3/4/2020 Jim Fuller (Caltech)
Title:  Surprising impacts of gravity waves

Abstract: Gravity waves are low frequency fluid oscillations restored by buoyancy forces in planetary and stellar interiors. Despite their ubiquity, the importance of gravity waves in evolutionary processes has only recently been appreciated. Gravity modes are resonantly excited by tidal forcing in stellar binaries, and their observed amplitudes in heartbeat stars indicate a resonance locking process operates in some systems. A similar resonance locking process appears to be at work in the Saturn system, as evidenced by the rapid outward migration of its largest moon, Titan. Gravity waves asteroseismically measure the core rotation rates of red giant stars, informing new angular momentum transport models that predict slow rotation rates for white dwarfs, neutron stars, and black holes. In the late phase evolution of massive stars approaching core-collapse, vigorous convection excites gravity waves that can carry huge amounts of energy within the star. The wave energy redistribution can drive outbursts and enhanced mass loss in the final years of massive star evolution, with important consequences for the appearance of subsequent supernovae.

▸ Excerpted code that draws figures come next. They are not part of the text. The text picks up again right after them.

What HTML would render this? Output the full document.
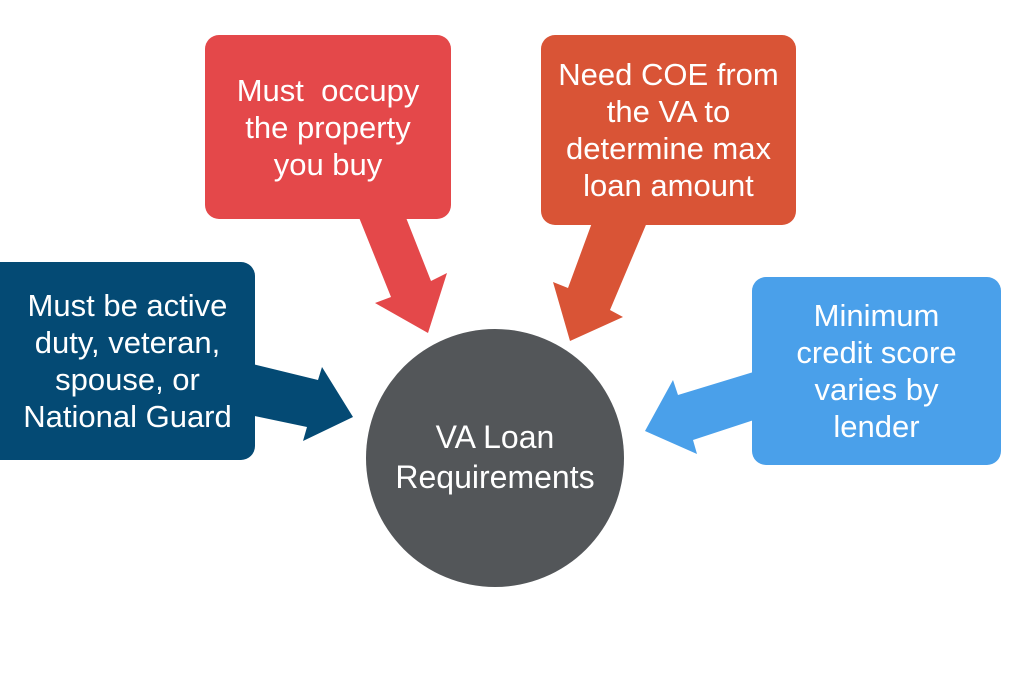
<!DOCTYPE html>
<html><head><style>
body{margin:0;width:1024px;height:683px;background:#fff;overflow:hidden;position:relative;font-family:"Liberation Sans",sans-serif}
.b{position:absolute;border-radius:14px;color:#fff;display:flex;align-items:center;justify-content:center;text-align:center;font-size:31px;line-height:37px}
svg{position:absolute;left:0;top:0}
</style></head><body>
<svg width="1024" height="683">
<polygon points="356,210 403,210 431,281 447,273 428,333 375,303 391,297" fill="#e4484a"/>
<polygon points="593,220 648,220 610,310 623,317 570,341 553,282 568,288" fill="#d95436"/>
<polygon points="240,361 318,380 322,367 353,417 303,441 307,427 240,413" fill="#044a74"/>
<polygon points="760,370 678,395 673,380 645,431 697,454 693,440 760,418" fill="#4aa0ea"/>
<circle cx="495" cy="458" r="129" fill="#535659"/>
</svg>
<div class="b" style="left:205px;top:35px;width:246px;height:184px;background:#e4484a"><div>Must&nbsp; occupy<br>the property<br>you buy</div></div>
<div class="b" style="left:541px;top:35px;width:255px;height:190px;background:#d95436"><div>Need COE from<br>the VA to<br>determine max<br>loan amount</div></div>
<div class="b" style="left:-14px;top:262px;width:269px;height:198px;background:#044a74"><div style="padding-left:14px">Must be active<br>duty, veteran,<br>spouse, or<br>National Guard</div></div>
<div class="b" style="left:752px;top:277px;width:249px;height:188px;background:#4aa0ea"><div>Minimum<br>credit score<br>varies by<br>lender</div></div>
<div class="b" style="left:366px;top:402px;width:258px;height:110px;background:none;line-height:40px;font-size:32px">VA Loan<br>Requirements</div>
</body></html>
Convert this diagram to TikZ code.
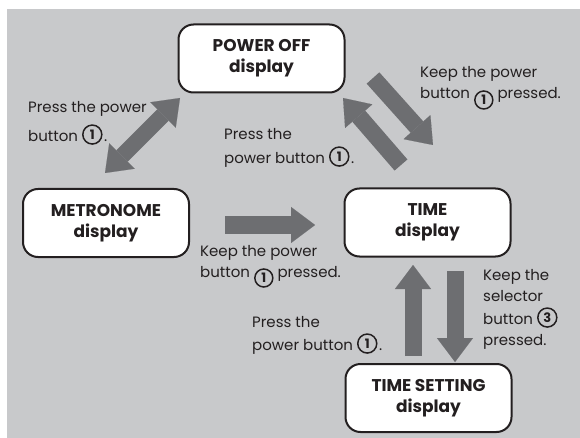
\documentclass[tikz,border=0pt]{standalone}
\usepackage{fontspec}
\setmainfont{Poppins}
\usetikzlibrary{arrows.meta}
\definecolor{bggray}{HTML}{C8C9CB}
\definecolor{argray}{HTML}{6D6E71}
\definecolor{txt}{HTML}{231F20}
\newcommand{\cnumhi}[1]{\tikz[baseline={([yshift=-2.5pt]c.base)}]\node[circle,draw=txt,line width=1.5pt,inner sep=0pt,minimum size=19pt,font=\fontsize{13}{13}\selectfont\bfseries,anchor=center](c){#1};}
\newcommand{\cnumlo}[1]{\tikz[baseline={([yshift=1pt]c.center)}]\node[circle,draw=txt,line width=1.5pt,inner sep=0pt,minimum size=18pt,font=\fontsize{13}{13}\selectfont\bfseries,anchor=center](c){#1};}
\begin{document}
\begin{tikzpicture}[x=1pt,y=-1pt,
  box/.style={draw=txt,line width=2pt,fill=white,rounded corners=15pt,minimum width=166pt,minimum height=68pt,align=center,font=\fontsize{17}{21}\selectfont\bfseries,text=txt,inner sep=0pt},
  lbl/.style={anchor=base west,inner sep=0pt,font=\fontsize{15}{21}\selectfont,text=txt},
  blk/.style={draw=argray,line width=17pt,-{Triangle[width=36pt,length=24pt,line width=0.1pt]}},
  dblk/.style={draw=argray,line width=16pt,{Triangle[width=36pt,length=24pt,line width=0.1pt]}-{Triangle[width=36pt,length=24pt,line width=0.1pt]}}]
\useasboundingbox (0,0) rectangle (580,438);
\fill[bggray] (7,9) rectangle (580,438);
\node[box] (poweroff) at (261.5,58.5) {POWER OFF\\display};
\node[box] (metro) at (106,223) {METRONOME\\display};
\node[box] (time) at (427.5,222.5) {TIME\\display};
\node[box] (tset) at (428.5,398) {TIME SETTING\\display};
\coordinate (d1) at (105,173); \coordinate (d2) at (180,98);
\coordinate (r1) at (225,225); \coordinate (r2) at (315,225);
\coordinate (a1) at (373,78);  \coordinate (a2) at (433,145);
\coordinate (b1) at (401,165); \coordinate (b2) at (343,98);
\coordinate (u1) at (413,356); \coordinate (u2) at (413,265);
\coordinate (v1) at (455,271); \coordinate (v2) at (455,362);
\draw[dblk] (d1) -- (d2);
\draw[blk] (r1) -- (r2);
\draw[blk] (a1) -- (a2);
\draw[blk] (b1) -- (b2);
\draw[blk] (u1) -- (u2);
\draw[blk] (v1) -- (v2);
\node[lbl] (l1) at (28,113) {\begin{tabular}[t]{@{}l@{}}Press the power\\[5pt] button \cnumhi{1}\kern1.5pt.\end{tabular}};
\node[lbl] (l2) at (224,140) {\begin{tabular}[t]{@{}l@{}}Press the\\ power button \cnumhi{1}\kern1.5pt.\end{tabular}};
\node[lbl] (l3) at (420,78) {\begin{tabular}[t]{@{}l@{}}Keep the power\\ button \cnumlo{1} pressed.\end{tabular}};
\node[lbl] (l4) at (200,256) {\begin{tabular}[t]{@{}l@{}}Keep the power\\ button \cnumlo{1} pressed.\end{tabular}};
\node[lbl] (l5) at (252,327) {\begin{tabular}[t]{@{}l@{}}Press the\\ power button \cnumhi{1}\kern1.5pt.\end{tabular}};
\node[lbl] (l6) at (483,280) {\begin{tabular}[t]{@{}l@{}}Keep the\\ selector\\ button \cnumhi{3}\\ pressed.\end{tabular}};
\end{tikzpicture}
\end{document}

3/11/2020 Lori Lubin (UCD) 
Title: Understanding Cluster Formation and Galaxy Evolution ... ORELSE

Abstract:  The Observations of Redshift Evolution in Large Scale Environments (ORELSE) Survey is a systematic photometric and spectroscopic searchfor structure on scales > 10 Mpc around 18 known clusters at 0.6 < z <1.3.  The survey covers 5 square degrees, all targeted at high-densityregions, making it comparable in area and spectral coverage to field surveys such as DEEP2.  The goal of survey is to study galaxy evolution across all scales -- from dense cluster cores to infall/intermediate-density regions to the field. In this talk, I describe the survey design, the galaxy sample, and our novel environmental metrics. I present some recent results on using the large galaxy sample to create a quantifiable cluster catalog, measure galaxy properties as a function of stellar mass, environment, and redshift, and constrain the nature of the active galaxy population. Finally, I describe our latest program to combine ORELSE with the higher-redshift survey VUDS to chart cluster formation and its effect on member galaxies over the last 12 billion years.